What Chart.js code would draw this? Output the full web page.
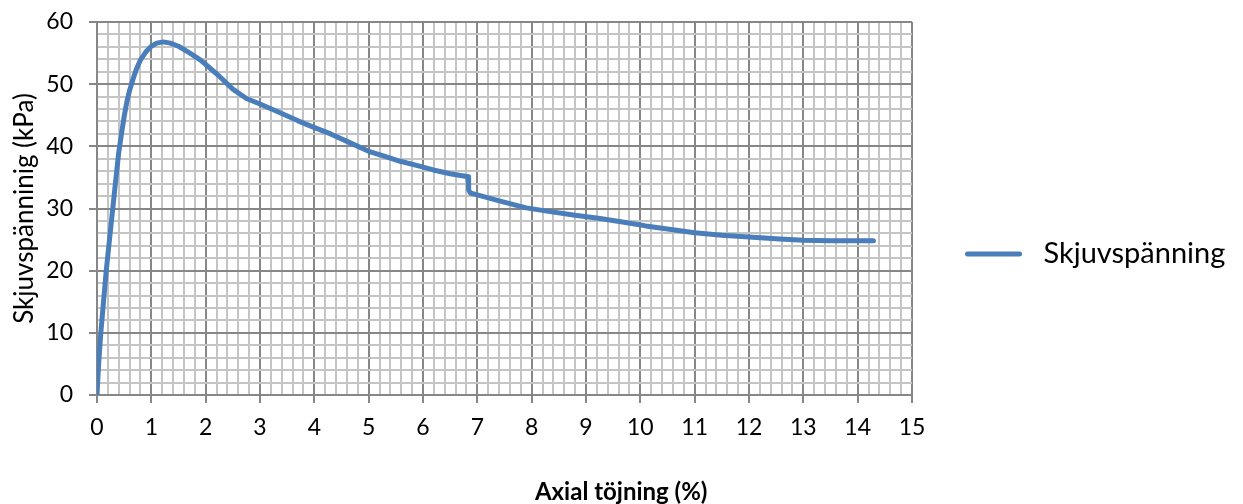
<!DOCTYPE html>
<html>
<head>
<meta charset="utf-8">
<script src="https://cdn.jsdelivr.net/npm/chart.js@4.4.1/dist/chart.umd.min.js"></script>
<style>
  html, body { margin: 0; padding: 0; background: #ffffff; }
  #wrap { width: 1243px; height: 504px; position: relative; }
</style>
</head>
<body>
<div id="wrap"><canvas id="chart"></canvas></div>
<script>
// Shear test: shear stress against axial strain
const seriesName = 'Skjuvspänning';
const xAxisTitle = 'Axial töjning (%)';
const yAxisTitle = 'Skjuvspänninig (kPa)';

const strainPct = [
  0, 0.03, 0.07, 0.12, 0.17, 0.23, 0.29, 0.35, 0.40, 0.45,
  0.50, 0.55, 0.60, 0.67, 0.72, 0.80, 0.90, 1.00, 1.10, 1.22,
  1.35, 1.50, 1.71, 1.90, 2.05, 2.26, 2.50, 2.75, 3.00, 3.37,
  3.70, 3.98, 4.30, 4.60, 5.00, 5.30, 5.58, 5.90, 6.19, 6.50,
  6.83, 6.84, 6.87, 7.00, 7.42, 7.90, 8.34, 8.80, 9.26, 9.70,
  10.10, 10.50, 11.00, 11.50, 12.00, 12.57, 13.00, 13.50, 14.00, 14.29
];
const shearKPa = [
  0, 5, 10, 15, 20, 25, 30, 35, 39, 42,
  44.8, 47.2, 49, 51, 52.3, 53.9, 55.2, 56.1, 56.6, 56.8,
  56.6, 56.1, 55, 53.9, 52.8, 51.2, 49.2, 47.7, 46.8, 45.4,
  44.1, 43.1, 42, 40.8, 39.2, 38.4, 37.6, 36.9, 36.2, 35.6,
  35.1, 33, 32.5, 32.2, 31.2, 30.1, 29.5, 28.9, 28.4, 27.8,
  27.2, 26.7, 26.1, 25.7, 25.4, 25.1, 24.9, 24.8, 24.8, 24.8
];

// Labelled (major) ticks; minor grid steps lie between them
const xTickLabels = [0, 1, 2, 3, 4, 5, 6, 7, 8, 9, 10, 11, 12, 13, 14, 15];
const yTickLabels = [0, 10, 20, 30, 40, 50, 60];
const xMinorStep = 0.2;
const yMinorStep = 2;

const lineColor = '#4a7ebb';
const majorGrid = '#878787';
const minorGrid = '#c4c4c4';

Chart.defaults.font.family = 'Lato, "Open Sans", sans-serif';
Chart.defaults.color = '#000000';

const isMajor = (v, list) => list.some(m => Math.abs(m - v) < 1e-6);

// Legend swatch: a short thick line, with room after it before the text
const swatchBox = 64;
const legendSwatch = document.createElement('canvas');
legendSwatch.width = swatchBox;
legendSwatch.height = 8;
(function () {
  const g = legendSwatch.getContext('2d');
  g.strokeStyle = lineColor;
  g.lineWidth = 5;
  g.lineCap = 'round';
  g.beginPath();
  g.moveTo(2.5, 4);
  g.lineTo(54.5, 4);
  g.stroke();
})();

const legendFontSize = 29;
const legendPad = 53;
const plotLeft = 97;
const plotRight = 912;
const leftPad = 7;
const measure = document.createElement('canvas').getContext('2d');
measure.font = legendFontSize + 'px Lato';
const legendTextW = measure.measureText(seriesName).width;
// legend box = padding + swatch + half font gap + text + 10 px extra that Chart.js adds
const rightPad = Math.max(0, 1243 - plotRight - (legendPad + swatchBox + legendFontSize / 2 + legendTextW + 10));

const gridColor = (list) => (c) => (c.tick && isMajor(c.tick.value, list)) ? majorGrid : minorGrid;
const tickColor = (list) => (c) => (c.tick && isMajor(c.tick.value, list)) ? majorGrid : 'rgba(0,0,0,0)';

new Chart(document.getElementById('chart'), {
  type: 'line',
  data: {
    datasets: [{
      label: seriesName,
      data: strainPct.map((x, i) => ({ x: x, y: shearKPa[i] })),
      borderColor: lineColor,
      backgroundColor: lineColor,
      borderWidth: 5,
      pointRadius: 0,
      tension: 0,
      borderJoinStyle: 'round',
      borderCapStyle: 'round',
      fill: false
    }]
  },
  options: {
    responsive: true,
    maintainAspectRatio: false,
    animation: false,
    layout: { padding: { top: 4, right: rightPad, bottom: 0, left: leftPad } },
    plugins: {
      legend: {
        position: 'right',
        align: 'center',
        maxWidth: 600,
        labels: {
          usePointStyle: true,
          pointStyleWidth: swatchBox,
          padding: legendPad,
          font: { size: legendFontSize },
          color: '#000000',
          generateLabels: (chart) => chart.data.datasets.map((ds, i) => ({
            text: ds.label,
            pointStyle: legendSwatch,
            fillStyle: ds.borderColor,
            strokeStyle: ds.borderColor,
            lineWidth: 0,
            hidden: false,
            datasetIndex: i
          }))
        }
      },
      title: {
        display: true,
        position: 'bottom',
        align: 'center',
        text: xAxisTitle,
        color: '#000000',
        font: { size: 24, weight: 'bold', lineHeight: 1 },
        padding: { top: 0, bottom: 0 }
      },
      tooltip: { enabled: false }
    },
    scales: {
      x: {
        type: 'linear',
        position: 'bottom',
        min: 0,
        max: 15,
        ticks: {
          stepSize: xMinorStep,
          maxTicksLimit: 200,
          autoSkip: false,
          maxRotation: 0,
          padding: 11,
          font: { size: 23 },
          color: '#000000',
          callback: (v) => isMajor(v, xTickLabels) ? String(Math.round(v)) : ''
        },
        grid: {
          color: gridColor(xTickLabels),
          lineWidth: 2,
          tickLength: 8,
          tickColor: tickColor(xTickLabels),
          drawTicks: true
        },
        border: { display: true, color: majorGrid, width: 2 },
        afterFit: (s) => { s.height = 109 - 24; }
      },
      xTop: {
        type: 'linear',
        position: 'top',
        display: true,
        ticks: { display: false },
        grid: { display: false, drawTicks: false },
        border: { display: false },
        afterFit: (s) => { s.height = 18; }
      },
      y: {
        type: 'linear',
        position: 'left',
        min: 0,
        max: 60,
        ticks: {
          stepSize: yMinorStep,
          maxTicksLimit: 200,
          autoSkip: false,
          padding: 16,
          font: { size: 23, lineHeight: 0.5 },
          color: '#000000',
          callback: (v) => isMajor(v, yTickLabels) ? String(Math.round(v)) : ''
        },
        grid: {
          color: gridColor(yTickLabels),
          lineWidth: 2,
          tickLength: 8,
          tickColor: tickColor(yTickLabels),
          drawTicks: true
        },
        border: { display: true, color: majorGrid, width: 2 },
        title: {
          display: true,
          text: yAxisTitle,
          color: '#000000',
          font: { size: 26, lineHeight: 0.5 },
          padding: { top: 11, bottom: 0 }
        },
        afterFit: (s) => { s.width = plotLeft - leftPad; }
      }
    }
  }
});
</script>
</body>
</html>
-=-=-
◆ Instructions for the task ◆
Leave out the pictures, then repeat the listing above exactly from its first line to the line with "const yAxisTitle = 'Skjuvspänninig (kPa)';", inclusive.

◆ Solution for this exercise ◆
What Chart.js code would draw this? Output the full web page.
<!DOCTYPE html>
<html>
<head>
<meta charset="utf-8">
<script src="https://cdn.jsdelivr.net/npm/chart.js@4.4.1/dist/chart.umd.min.js"></script>
<style>
  html, body { margin: 0; padding: 0; background: #ffffff; }
  #wrap { width: 1243px; height: 504px; position: relative; }
</style>
</head>
<body>
<div id="wrap"><canvas id="chart"></canvas></div>
<script>
// Shear test: shear stress against axial strain
const seriesName = 'Skjuvspänning';
const xAxisTitle = 'Axial töjning (%)';
const yAxisTitle = 'Skjuvspänninig (kPa)';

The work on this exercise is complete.